[SHORT EXERCISE] Drop every picture. Then return, exactly, the lines from the beginning of the listing below through the one containing "from matplotlib.ticker import FuncFormatter".

--- BEGIN ---

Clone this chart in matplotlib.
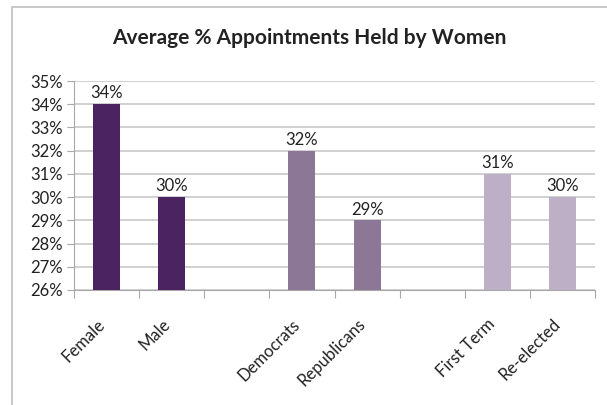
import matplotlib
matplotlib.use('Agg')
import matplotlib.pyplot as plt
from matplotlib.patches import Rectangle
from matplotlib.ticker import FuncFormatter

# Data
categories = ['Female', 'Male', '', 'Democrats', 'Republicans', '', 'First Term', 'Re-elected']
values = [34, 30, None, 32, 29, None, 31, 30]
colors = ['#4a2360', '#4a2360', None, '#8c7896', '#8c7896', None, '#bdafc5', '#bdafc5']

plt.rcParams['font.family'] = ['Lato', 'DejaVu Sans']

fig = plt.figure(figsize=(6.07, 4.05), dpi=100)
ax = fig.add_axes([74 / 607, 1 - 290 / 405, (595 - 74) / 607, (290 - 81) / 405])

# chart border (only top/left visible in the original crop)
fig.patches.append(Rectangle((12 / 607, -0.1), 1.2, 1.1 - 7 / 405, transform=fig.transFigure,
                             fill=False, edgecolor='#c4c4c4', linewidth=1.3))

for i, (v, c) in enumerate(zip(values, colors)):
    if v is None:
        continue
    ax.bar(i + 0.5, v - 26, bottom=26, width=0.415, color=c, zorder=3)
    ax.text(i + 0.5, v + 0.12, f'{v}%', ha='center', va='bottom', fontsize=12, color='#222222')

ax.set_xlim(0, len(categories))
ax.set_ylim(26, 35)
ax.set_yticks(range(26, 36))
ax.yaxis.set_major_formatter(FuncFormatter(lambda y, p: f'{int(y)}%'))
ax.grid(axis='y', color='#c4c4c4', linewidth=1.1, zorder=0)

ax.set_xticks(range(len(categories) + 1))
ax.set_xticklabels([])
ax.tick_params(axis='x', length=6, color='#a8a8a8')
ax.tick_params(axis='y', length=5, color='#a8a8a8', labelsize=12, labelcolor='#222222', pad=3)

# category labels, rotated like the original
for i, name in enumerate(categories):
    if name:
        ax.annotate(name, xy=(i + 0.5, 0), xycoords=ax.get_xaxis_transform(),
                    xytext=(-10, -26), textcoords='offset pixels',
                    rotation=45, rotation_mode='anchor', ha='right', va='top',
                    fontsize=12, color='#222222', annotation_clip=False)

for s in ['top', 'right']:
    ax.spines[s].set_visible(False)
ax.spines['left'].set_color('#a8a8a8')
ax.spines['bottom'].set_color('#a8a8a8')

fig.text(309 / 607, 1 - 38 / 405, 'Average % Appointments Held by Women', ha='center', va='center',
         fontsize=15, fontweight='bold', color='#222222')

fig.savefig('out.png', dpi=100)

--- END ---

[TASK OUTPUT]
Clone this chart in matplotlib.
import matplotlib
matplotlib.use('Agg')
import matplotlib.pyplot as plt
from matplotlib.patches import Rectangle
from matplotlib.ticker import FuncFormatter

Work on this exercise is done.